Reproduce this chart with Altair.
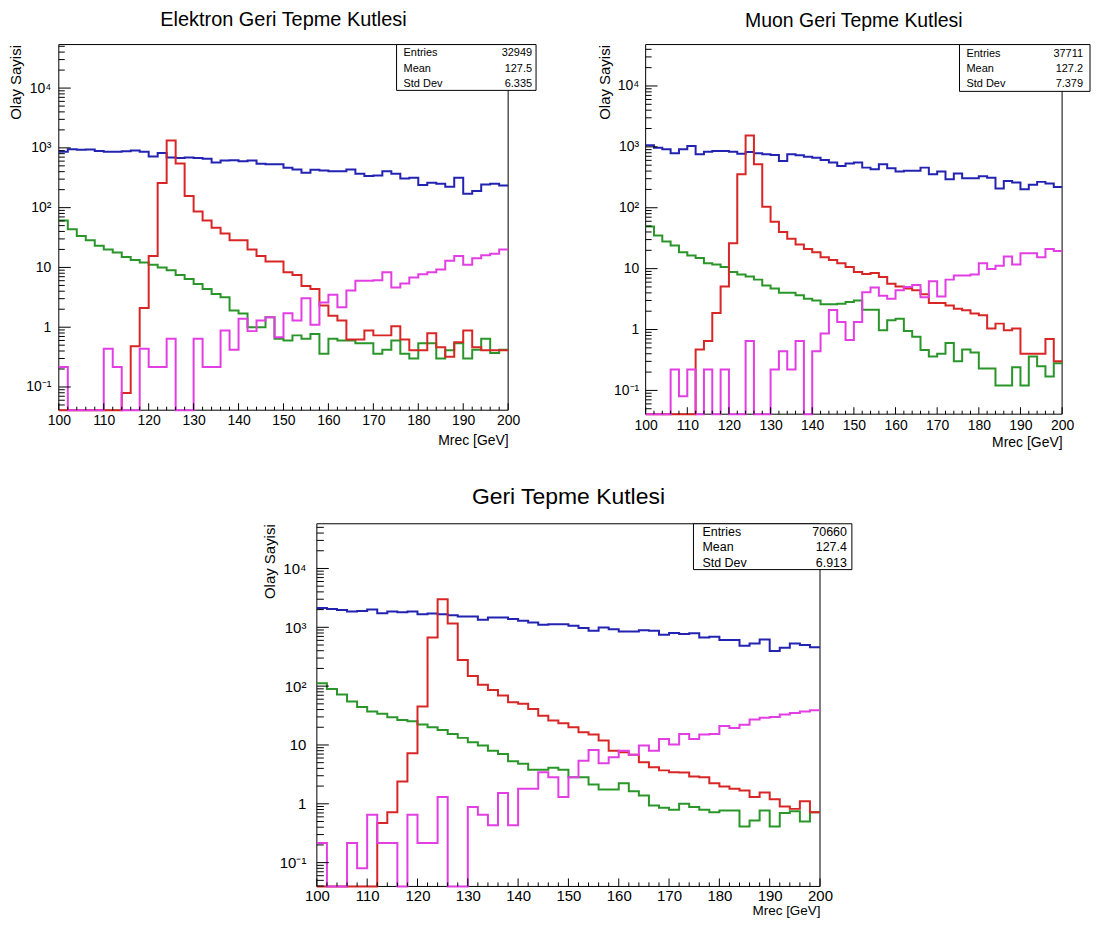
import altair as alt
import pandas as pd

FONT = "Liberation Sans, Arial, Helvetica, sans-serif"

# bin low edges (2 GeV bins from 100 to 200) plus the closing edge
BIN_EDGES = list(range(100, 202, 2))

# ---------------- Elektron ----------------
e_blue = [860, 950, 930, 940, 890, 860, 860, 880, 900, 860, 720, 820, 690, 680, 690, 680, 660, 570, 615, 620,
          600, 615, 540, 530, 530, 464, 435, 383, 430, 419, 408, 408, 435, 369, 337, 346, 408, 369, 308, 316,
          239, 261, 251, 224, 316, 171, 190, 245, 251, 235]
e_red = [0, 0, 0, 0, 0, 0, 0, 0.079, 0.48, 2.1, 15.6, 258, 1325, 548, 157, 86, 61, 46, 37, 28.5,
         28.5, 20, 15.6, 12.6, 12.6, 8.3, 7.5, 4.9, 4.35, 2.3, 1.56, 1.29, 0.62, 0.62, 0.88, 0.73, 0.73, 1.04, 0.62, 0.41,
         0.41, 0.79, 0.46, 0.32, 0.56, 0.88, 0.46, 0.41, 0.41, 0.41]
e_green = [61, 43.5, 33.7, 28.5, 23, 20, 17.8, 15, 13.3, 12.1, 11.1, 10, 9.0, 7.5, 6.4, 5.3, 4.35, 3.6, 3.16, 1.9,
           1.7, 1.0, 1.0, 1.47, 0.64, 0.6, 0.73, 0.64, 0.77, 0.36, 0.64, 0.6, 0.6, 0.54, 0.54, 0.36, 0.42, 0.6, 0.36, 0.3,
           0.54, 0.54, 0.3, 0.41, 0.54, 0.3, 0.42, 0.64, 0.37, 0.42]
e_magenta = [0.215, 0, 0, 0, 0, 0.435, 0.215, 0, 0, 0.435, 0.215, 0.215, 0.64, 0, 0, 0.64, 0.215, 0.215, 0.88, 0.42,
             1.38, 0.86, 1.29, 1.47, 0.68, 1.71, 1.29, 3.04, 1.1, 2.6, 3.5, 2.15, 4.1, 6.0, 6.0, 6.1, 8.3, 4.6, 5.4, 6.8,
             7.7, 8.3, 9.2, 12.9, 15.6, 11.1, 14.3, 16, 17, 20]

# ---------------- Muon ----------------
m_blue = [1060, 970, 910, 783, 910, 1030, 754, 834, 855, 855, 834, 773, 824, 783, 754, 735, 587, 754, 727, 690,
          665, 609, 551, 486, 531, 551, 456, 429, 518, 445, 393, 404, 404, 456, 355, 393, 294, 364, 306, 306,
          330, 311, 207, 276, 259, 202, 238, 266, 250, 220]
m_red = [0, 0, 0, 0, 0, 0, 0.47, 0.65, 1.87, 5.1, 26, 355, 1540, 518, 104, 59, 40, 31, 25, 21,
         18.6, 15.4, 13.9, 12.3, 10.6, 8.8, 8.2, 8.5, 7.3, 5.65, 5.1, 4.7, 4.4, 3.8, 2.73, 2.73, 2.47, 2.2, 2.07, 1.83,
         1.72, 1.04, 1.25, 0.97, 1.04, 0.4, 0.4, 0.4, 0.7, 0.3]
m_green = [49, 35, 28, 24, 18.6, 16.4, 15, 12.3, 11.7, 10.6, 8.8, 8.0, 7.4, 6.6, 5.3, 4.7, 4.0, 4.0, 3.64, 3.2,
           3.0, 2.6, 2.6, 2.66, 2.83, 3.0, 2.12, 2.12, 0.97, 1.42, 1.5, 0.95, 0.76, 0.46, 0.36, 0.4, 0.6, 0.3, 0.47, 0.42,
           0.23, 0.23, 0.12, 0.12, 0.24, 0.12, 0.36, 0.25, 0.17, 0.28]
m_magenta = [0, 0, 0, 0.22, 0.08, 0.22, 0, 0.22, 0, 0.22, 0, 0, 0.65, 0, 0, 0.22, 0.44, 0.22, 0.65, 0,
             0.44, 0.86, 2.1, 1.33, 0.67, 1.33, 4.1, 4.9, 3.6, 3.2, 4.4, 5.0, 5.4, 3.4, 6.2, 3.5, 6.6, 7.7, 7.7, 8.0,
             12.3, 9.9, 11.2, 15.8, 11.7, 17.9, 17.9, 15.4, 21, 19.5]

# ---------------- Combined ----------------
c_blue = [2130, 2040, 1960, 1860, 1900, 2000, 1740, 1860, 1800, 1860, 1670, 1720, 1670, 1610, 1530, 1530, 1340, 1470, 1470, 1380,
          1290, 1210, 1100, 1130, 1130, 1060, 970, 870, 995, 930, 850, 850, 890, 870, 746, 798, 770, 790, 673, 690,
          606, 610, 486, 530, 620, 395, 450, 530, 500, 460]
c_red = [0, 0, 0, 0, 0, 0, 0.47, 0.72, 2.4, 7.2, 45, 673, 3000, 1160, 277, 149, 106, 86, 69, 53,
         50, 41, 31.5, 26, 23.4, 20, 16.4, 15, 11.9, 8.0, 7.5, 6.8, 5.1, 4.2, 3.7, 3.45, 3.4, 2.9, 2.84, 2.24,
         1.97, 1.8, 1.68, 1.3, 1.55, 1.2, 0.9, 0.82, 1.1, 0.72]
c_green = [112, 89, 72, 55, 44, 37, 34, 29.6, 26.6, 25.3, 22.2, 20, 18, 15.4, 13.2, 11.1, 9.8, 8.0, 7.05, 5.3,
           4.8, 3.8, 3.8, 4.1, 3.8, 2.84, 2.84, 2.13, 1.75, 1.75, 2.24, 1.64, 1.38, 0.94, 0.86, 0.79, 1.0, 0.88, 0.79, 0.72,
           0.77, 0.77, 0.41, 0.52, 0.77, 0.41, 0.7, 0.75, 0.5, 0.72]
c_magenta = [0.215, 0, 0, 0.215, 0.08, 0.65, 0.215, 0.215, 0, 0.65, 0.215, 0.215, 1.3, 0, 0, 0.88, 0.65, 0.43, 1.52, 0.43,
             1.8, 1.8, 3.45, 2.84, 1.3, 2.84, 5.4, 8.2, 4.9, 6.2, 8.0, 6.8, 9.8, 8.0, 12.6, 10.2, 15.4, 12.6, 15, 15.4,
             21, 19.5, 22, 27, 29, 30, 33, 35, 37, 39]

STAT_LABELS = ["Entries", "Mean", "Std Dev"]
e_stats = ["32949", "127.5", "6.335"]
m_stats = ["37711", "127.2", "7.379"]
c_stats = ["70660", "127.4", "6.913"]

X_LABELS = [100, 110, 120, 130, 140, 150, 160, 170, 180, 190, 200]
X_MINOR = [v for v in BIN_EDGES if v % 10 != 0]
Y_MAJOR = [0.1, 1, 10, 100, 1000, 10000]
Y_MINOR_ALL = [k * 10.0 ** n for n in range(-2, 5) for k in range(2, 10)]

COLORS = ["#2323b2", "#2a962a", "#d82626", "#e33ee3"]

Y_LABEL_EXPR = ("datum.value < 0.5 ? '10\u207b\u00b9' : datum.value < 5 ? '1' : datum.value < 50 ? '10' : "
                "datum.value < 500 ? '10\u00b2' : datum.value < 5000 ? '10\u00b3' : '10\u2074'")

one = pd.DataFrame({"a": [0]})


def panel(series, stats, title, w, h, ydom, p):
    xs = alt.Scale(domain=[100, 200], nice=False, zero=False)
    ys = alt.Scale(type="log", domain=ydom, nice=False, clamp=True)
    xaxis = alt.Axis(values=X_LABELS, ticks=False, domain=False, grid=False, labelFlush=False,
                     labelOverlap=False, labelFont=FONT, labelFontSize=p["lfs"], labelColor="black",
                     labelPadding=p["xlp"], title="Mrec [GeV]", titleFont=FONT, titleFontSize=p["tfs"],
                     titleFontWeight="normal", titleColor="black", titleX=w, titleY=p["mrec_y"],
                     titleAlign="right", titleBaseline="middle")
    yaxis = alt.Axis(values=Y_MAJOR, labelExpr=Y_LABEL_EXPR, ticks=False, domain=False, grid=False,
                     labelOverlap=False, labelFlush=False, labelFont=FONT, labelFontSize=p["lfs"],
                     labelColor="black", labelPadding=p["ylp"], title="Olay Sayisi", titleFont=FONT,
                     titleFontSize=p["ytfs"], titleFontWeight="normal", titleColor="black",
                     titleX=p["ytx"], titleY=0, titleAngle=270, titleAlign="right",
                     titleBaseline="middle")
    layers = []
    layers.append(alt.Chart(one).mark_rect(fillOpacity=0, stroke="black", strokeWidth=1).encode(
        x=alt.value(0), x2=alt.value(w), y=alt.value(0), y2=alt.value(h)))
    for vals, col in zip(series, COLORS):
        df = pd.DataFrame({"m": BIN_EDGES, "n": list(vals) + [vals[-1]]})
        ch = alt.Chart(df).transform_calculate(plotn="max(datum.n, 0.001)").mark_line(
            interpolate="step-after", color=col, strokeWidth=2).encode(
            x=alt.X("m:Q", scale=xs, axis=xaxis),
            y=alt.Y("plotn:Q", scale=ys, axis=yaxis))
        layers.append(ch)
    ymin = [v for v in Y_MINOR_ALL if ydom[0] < v < ydom[1]]
    layers.append(alt.Chart(pd.DataFrame({"plotn": Y_MAJOR})).mark_rule(
        color="black", strokeWidth=1).encode(
        y=alt.Y("plotn:Q", scale=ys, axis=yaxis), x=alt.value(0), x2=alt.value(p["ymaj"])))
    layers.append(alt.Chart(pd.DataFrame({"plotn": ymin})).mark_rule(color="black", strokeWidth=1).encode(
        y=alt.Y("plotn:Q", scale=ys, axis=yaxis), x=alt.value(0), x2=alt.value(p["ymin"])))
    layers.append(alt.Chart(pd.DataFrame({"m": X_LABELS})).mark_rule(color="black", strokeWidth=1).encode(
        x=alt.X("m:Q", scale=xs, axis=xaxis), y=alt.value(h), y2=alt.value(h - p["xmaj"])))
    layers.append(alt.Chart(pd.DataFrame({"m": X_MINOR})).mark_rule(color="black", strokeWidth=1).encode(
        x=alt.X("m:Q", scale=xs, axis=xaxis), y=alt.value(h), y2=alt.value(h - p["xmin"])))
    # statistics box
    layers.append(alt.Chart(one).mark_rect(fill="white", stroke="black", strokeWidth=1).encode(
        x=alt.value(w + p["bx0"]), x2=alt.value(w + p["bx1"]), y=alt.value(0), y2=alt.value(p["by1"])))
    for lab, val, ry in zip(STAT_LABELS, stats, p["rows"]):
        layers.append(alt.Chart(one).mark_text(text=lab, align="left", baseline="middle", font=FONT,
                                               fontSize=p["sfs"], color="black").encode(
            x=alt.value(w + p["lx"]), y=alt.value(ry)))
        layers.append(alt.Chart(one).mark_text(text=val, align="right", baseline="middle", font=FONT,
                                               fontSize=p["sfs"], color="black").encode(
            x=alt.value(w + p["vx"]), y=alt.value(ry)))
    return alt.layer(*layers).properties(
        width=w, height=h,
        title=alt.TitleParams(text=title, font=FONT, fontSize=p["title_fs"], fontWeight="normal",
                              color="black", anchor="middle", frame="group", baseline="alphabetic",
                              offset=p["title_off"]))


p1 = panel([e_blue, e_green, e_red, e_magenta], e_stats, "Elektron Geri Tepme Kutlesi", 451, 367,
           [0.0409, 53500],
           dict(lfs=14, xlp=3, tfs=14, ytfs=15, mrec_y=30, ylp=8, ytx=-43, ymaj=12, ymin=6, xmaj=7, xmin=3.5,
                bx0=-112, bx1=28, by1=46, rows=[8.7, 24.3, 39.7], lx=-105, vx=24, sfs=11,
                title_fs=20, title_off=-2))
p2 = panel([m_blue, m_green, m_red, m_magenta], m_stats, "Muon Geri Tepme Kutlesi", 418, 371,
           [0.0407, 47900],
           dict(lfs=14, xlp=4, tfs=14, ytfs=15, mrec_y=28, ylp=7, ytx=-41, ymaj=12, ymin=6, xmaj=7, xmin=3.5,
                bx0=-103, bx1=28, by1=47, rows=[9.7, 24.7, 39.7], lx=-96, vx=21, sfs=11,
                title_fs=19.5, title_off=-2))
p3 = panel([c_blue, c_green, c_red, c_magenta], c_stats, "Geri Tepme Kutlesi", 505, 364,
           [0.0394, 57500],
           dict(lfs=15, xlp=2, tfs=13.5, ytfs=15, mrec_y=24.5, ylp=11, ytx=-48, ymaj=12, ymin=7, xmaj=8, xmin=4,
                bx0=-127, bx1=32, by1=46, rows=[8.4, 23.5, 39], lx=-118, vx=27, sfs=12.5,
                title_fs=23, title_off=-4))

spacer = alt.Chart(one).mark_point(opacity=0).properties(width=250, height=10)

top = alt.hconcat(p1, p2, spacing=138, bounds="flush")
bottom = alt.hconcat(spacer, p3, spacing=9, bounds="flush")
chart = alt.vconcat(top, bottom, spacing=37).configure_view(
    strokeWidth=0).properties(padding={"left": 1, "top": 0, "right": 0, "bottom": 0}, background="white")

chart.save("out.html", embed_options={"renderer": "svg", "actions": False})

# # # # # # #

> Objective:
Starting at the top of the listing above, please restate word for word each line up to and including the one that holds "BIN_EDGES = list(range(100, 202, 2))", omitting every image.

> Response:
Reproduce this chart with Altair.
import altair as alt
import pandas as pd

FONT = "Liberation Sans, Arial, Helvetica, sans-serif"

# bin low edges (2 GeV bins from 100 to 200) plus the closing edge
BIN_EDGES = list(range(100, 202, 2))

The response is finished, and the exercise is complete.